Knowing the language better is also a confidence booster. Eavesdropping on conversations at Leroy Merlin, I was delighted to find that I could pick up ~40% of everything I overheard. I still make speaking mistakes all the time, even when I shouldn’t - the other day I re-introduced Sophia to the churrasqueria owners and referred to her as my irma (sister) instead of my filha (daughter). Despite my errors, I no longer tighten up when listening to a native speaker speaking rapidly. Yesterday when Paulo came to the door to drop off the car keys, I was proud when I said Boa tarde Paulo! Tudo bem? Tem Boas feiras? There was a time he would back away from me when I tried to speak Portuguese to him, trying unsuccessfully not to look panicky. This time he grinned and answered immediately Sim, sim boas ferias, ‘brigado.
He understood me, I said to the h. HE UNDERSTOOD ME!
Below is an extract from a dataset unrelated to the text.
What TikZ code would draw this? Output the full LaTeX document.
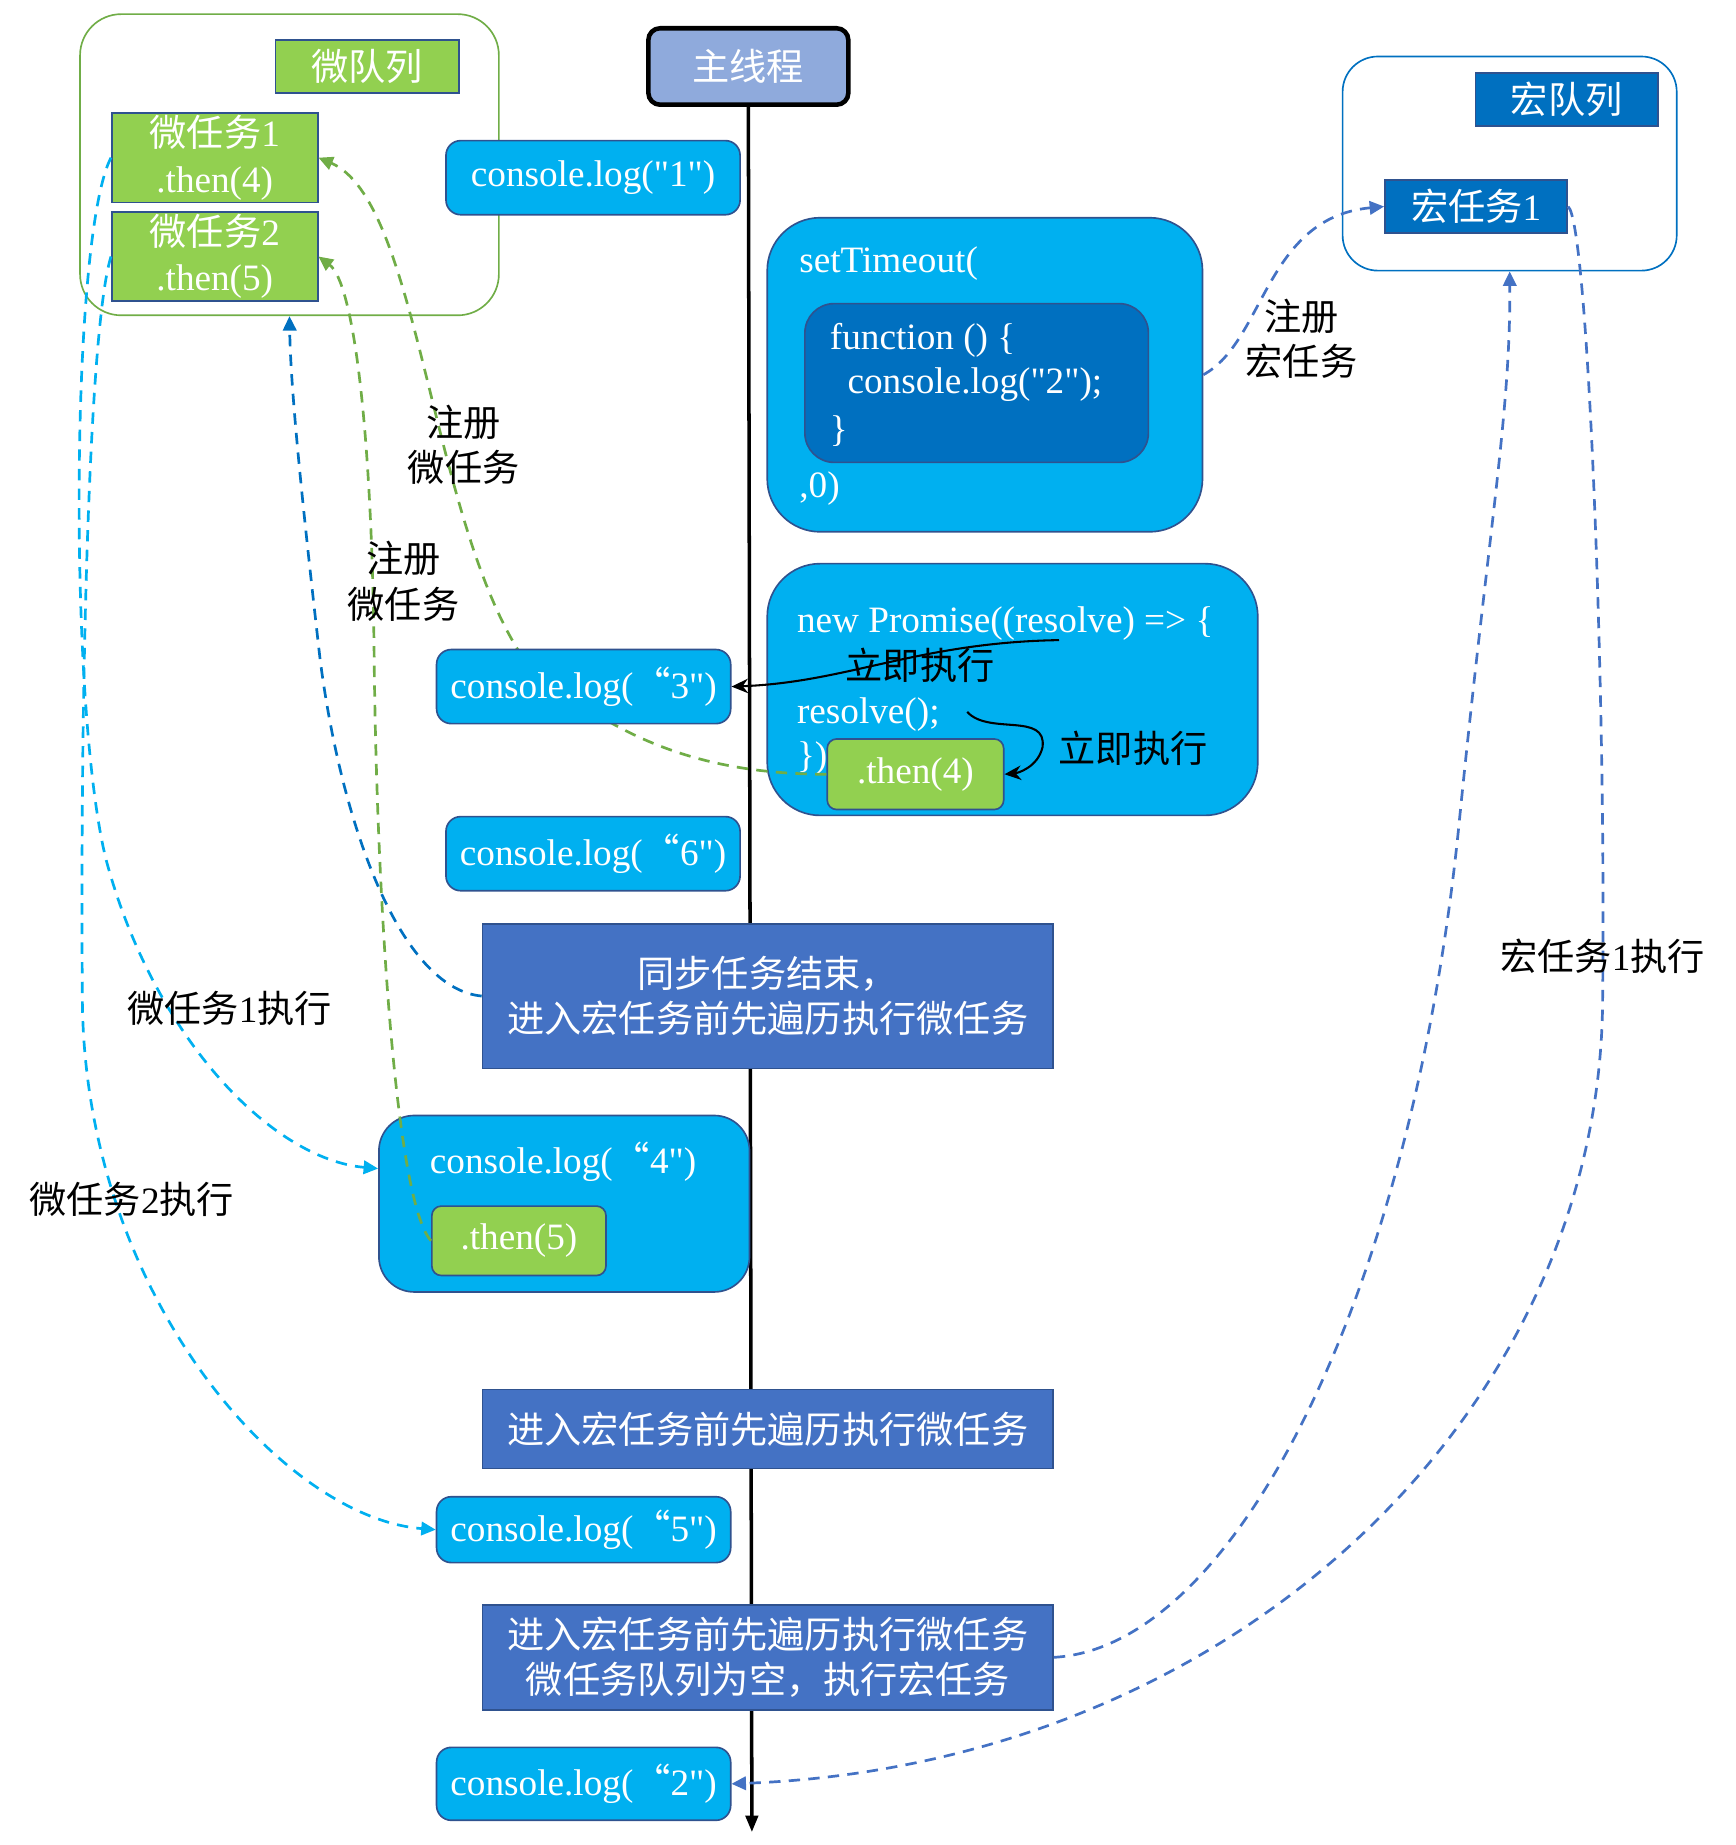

Sophia and Tasan departed on Wednesday afternoon headed for Helsinki to visit a family friend for four days, then returning to the US and their lives as new college graduates figuring out what comes next. Before their Uber picked them up we had watermelon from the garden. The h sniffed a little as we walked up the driveway after seeing them off. I put my arm around him. He loves his girls.
As I write the washer, air conditioner, dehumidifier, and the dishwasher murmur their sounds of modernity in the background. It’s not as pretty as birdsong or as elegiac as the sound of the crickets singing from the end of August about the end of summer, but for the moment they sound almost beautiful.
I don't care what part of the world you live in, Hot is hot
Nice to see Jake settling in. Molly the Lab is jealous that he has all that room and doesn’t need to share it with a pair of Corgis.